Based on the information given, respond to Parts A, B, and C.
- Identify the constitutional clause common to Shaw v. Reno (1993) and Cooper v. Harris (2017).
- Explain how the decision in Cooper v. Harris reflects the precedent the Supreme Court set in Shaw v. Reno.
- Describe a political action that members of the public who disagree with the holding in Shaw v. Reno could take to impact the redistricting process.
Census. Every 10 years, the federal government attempts to count every person residing in the United States by conducting a constitutionally-required census. The government uses this data for several significant purposes, including reapportionment.
Reapportionment. Following the census, the U.S. Census Bureau redistributes the 435 seats in the House of Representatives among the 50 states. The number fluctuates up or down based on population changes, but each state must have at least one representative.
Redistricting. After every reapportionment, any state with two or more representatives begins redistricting, where they redraw district boundaries for Congress and state legislatures.

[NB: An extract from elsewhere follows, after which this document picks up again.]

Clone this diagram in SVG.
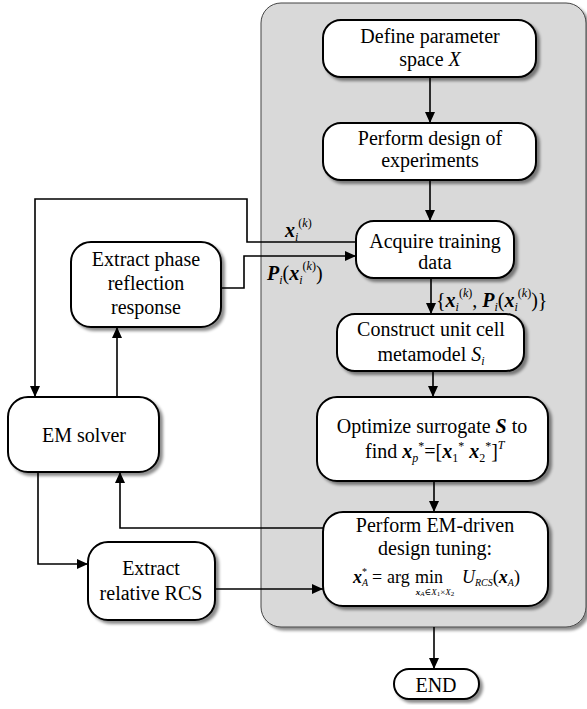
<svg xmlns="http://www.w3.org/2000/svg" width="587" height="709" viewBox="0 0 587 709" font-family="Liberation Serif, DejaVu Serif, Noto Serif, serif">
<style>
.box{fill:#fff;stroke:#000;stroke-width:2;filter:url(#sh)}
.t{font-size:20px;text-anchor:middle;fill:#000}
.m{fill:#000}
.c{fill:none;stroke:#000;stroke-width:1.6}
.a{marker-end:url(#ah)}
.bi{font-weight:bold;font-style:italic}
.i{font-style:italic}
</style>
<defs>
<filter id="sh" x="-10%" y="-10%" width="130%" height="130%">
<feDropShadow dx="3" dy="3" stdDeviation="1.8" flood-color="#000" flood-opacity="0.45"/>
</filter>
<marker id="ah" markerUnits="userSpaceOnUse" markerWidth="12" markerHeight="10" refX="11" refY="5" orient="auto">
<path d="M0,0 L11,5 L0,10 z" fill="#000"/>
</marker>
</defs>

<g id="panel">
<rect x="261" y="3" width="325" height="624" rx="20" fill="#d9d9d9" stroke="#444" stroke-width="1" filter="url(#sh)"/>
</g>

<g id="connectors">
<path class="c a" d="M430,77 V123"/>
<path class="c a" d="M430,180 V221"/>
<path class="c a" d="M431,278 V314"/>
<path class="c a" d="M433,371 V397"/>
<path class="c a" d="M434,481 V512"/>
<path class="c a" d="M434,627 V669"/>
<path class="c a" d="M357,242 H247 V199 H35 V397"/>
<path class="c a" d="M221,288 H244 V256 H356"/>
<path class="c a" d="M117,397 V327"/>
<path class="c a" d="M324,528 H120 V472"/>
<path class="c a" d="M38,472 V564 H88"/>
<path class="c a" d="M215,589 H323"/>
<text class="m" x="285" y="237" font-size="20"><tspan class="bi">x</tspan><tspan class="i" font-size="12" dy="4">i</tspan><tspan font-size="12" dy="-14">(</tspan><tspan class="i" font-size="12">k</tspan><tspan font-size="12">)</tspan></text>
<text class="m" x="267" y="280" font-size="20"><tspan class="bi">P</tspan><tspan class="i" font-size="12" dy="4">i</tspan><tspan dy="-4">(</tspan><tspan class="bi">x</tspan><tspan class="i" font-size="12" dy="4">i</tspan><tspan font-size="12" dy="-14">(</tspan><tspan class="i" font-size="12">k</tspan><tspan font-size="12">)</tspan><tspan dy="10">)</tspan></text>
<text class="m" x="436" y="307" font-size="20"><tspan>{</tspan><tspan class="bi">x</tspan><tspan class="i" font-size="12" dy="4">i</tspan><tspan font-size="12" dy="-14">(</tspan><tspan class="i" font-size="12">k</tspan><tspan font-size="12">)</tspan><tspan dy="10">, </tspan><tspan class="bi">P</tspan><tspan class="i" font-size="12" dy="4">i</tspan><tspan dy="-4">(</tspan><tspan class="bi">x</tspan><tspan class="i" font-size="12" dy="4">i</tspan><tspan font-size="12" dy="-14">(</tspan><tspan class="i" font-size="12">k</tspan><tspan font-size="12">)</tspan><tspan dy="10">)}</tspan></text>
</g>

<g id="define">
<rect class="box" x="323" y="20" width="213" height="57" rx="18"/>
<text class="t" x="430" y="43">Define parameter</text>
<text class="t" x="430" y="66">space <tspan class="i">X</tspan></text>
</g>

<g id="doe">
<rect class="box" x="323" y="123" width="213" height="57" rx="18"/>
<text class="t" x="430" y="145">Perform design of</text>
<text class="t" x="430" y="167">experiments</text>
</g>

<g id="acquire">
<rect class="box" x="356" y="221" width="158" height="57" rx="18"/>
<text class="t" x="435" y="248">Acquire training</text>
<text class="t" x="435" y="269">data</text>
</g>

<g id="construct">
<rect class="box" x="337" y="314" width="187" height="57" rx="18"/>
<text class="t" x="431" y="336">Construct unit cell</text>
<text class="t" x="431" y="361">metamodel <tspan class="i">S</tspan><tspan class="i" font-size="12" dy="4">i</tspan></text>
</g>

<g id="optimize">
<rect class="box" x="317" y="397" width="231" height="84" rx="20"/>
<text class="t" x="432" y="433">Optimize surrogate <tspan font-weight="bold" font-style="italic">S</tspan> to</text>
<text class="m" x="365" y="458" font-size="20">find <tspan class="bi">x</tspan><tspan class="i" font-size="12" dy="4">p</tspan><tspan font-size="12" dy="-12">*</tspan><tspan dy="8">=[</tspan><tspan class="bi">x</tspan><tspan font-size="12" dy="4">1</tspan><tspan font-size="12" dy="-12">*</tspan><tspan dy="8"> </tspan><tspan class="bi">x</tspan><tspan font-size="12" dy="4">2</tspan><tspan font-size="12" dy="-12">*</tspan><tspan dy="8">]</tspan><tspan class="i" font-size="12" dy="-9">T</tspan></text>
</g>

<g id="tuning">
<rect class="box" x="323" y="512" width="225" height="94" rx="20"/>
<text class="t" x="435" y="532">Perform EM-driven</text>
<text class="t" x="435" y="555">design tuning:</text>
<text class="m" x="353" y="583" font-size="18"><tspan class="bi">x</tspan><tspan class="i" font-size="10" dy="3">A</tspan></text>
<text class="m" x="362" y="575" font-size="10">*</text>
<text class="m" x="372" y="583" font-size="18">=</text>
<text class="m" x="387" y="583" font-size="18">arg</text>
<text class="m" x="429" y="583" font-size="18" text-anchor="middle">min</text>
<text class="m" x="435" y="595" font-size="9" text-anchor="middle"><tspan class="bi">x</tspan><tspan class="i" font-size="7" dy="1">A</tspan><tspan dy="-1">∈</tspan><tspan class="i">X</tspan><tspan font-size="7" dy="1">1</tspan><tspan dy="-1">×</tspan><tspan class="i">X</tspan><tspan font-size="7" dy="1">2</tspan></text>
<text class="m" x="462" y="583" font-size="18"><tspan class="i">U</tspan><tspan class="i" font-size="10" dy="3">RCS</tspan><tspan dy="-3">(</tspan><tspan class="bi">x</tspan><tspan class="i" font-size="10" dy="3">A</tspan><tspan dy="-3">)</tspan></text>
</g>

<g id="end">
<rect class="box" x="394" y="669" width="85" height="30" rx="15"/>
<text class="t" x="436" y="692">END</text>
</g>

<g id="phase">
<rect class="box" x="71" y="242" width="150" height="85" rx="20"/>
<text class="t" x="146" y="266">Extract phase</text>
<text class="t" x="146" y="290">reflection</text>
<text class="t" x="146" y="314">response</text>
</g>

<g id="solver">
<rect class="box" x="8" y="397" width="151" height="75" rx="20"/>
<text class="t" x="84" y="442">EM solver</text>
</g>

<g id="rcs">
<rect class="box" x="88" y="542" width="127" height="78" rx="20"/>
<text class="t" x="151" y="575">Extract</text>
<text class="t" x="151" y="600">relative RCS</text>
</g>
</svg>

States often entrust this responsibility to their legislature, a commission, or some combination of the two.
Racial Gerrymandering. Gerrymandering is when a redistricting body redraws lines to give a group an unfair advantage. Racial gerrymandering is when they draw the boundaries to dilute minorities’ voting power.
Majority-Minority District. A majority-minority district is an electoral district in which a racial minority group or groups make up the majority of a district’s total population.
Preclearance. Under Section 5 of the Voting Rights Act, states and districts with a history of racial discrimination had to prove to the Attorney General or the District Court for the District of Columbia that any change affecting voting did not have a discriminatory purpose or potential effect.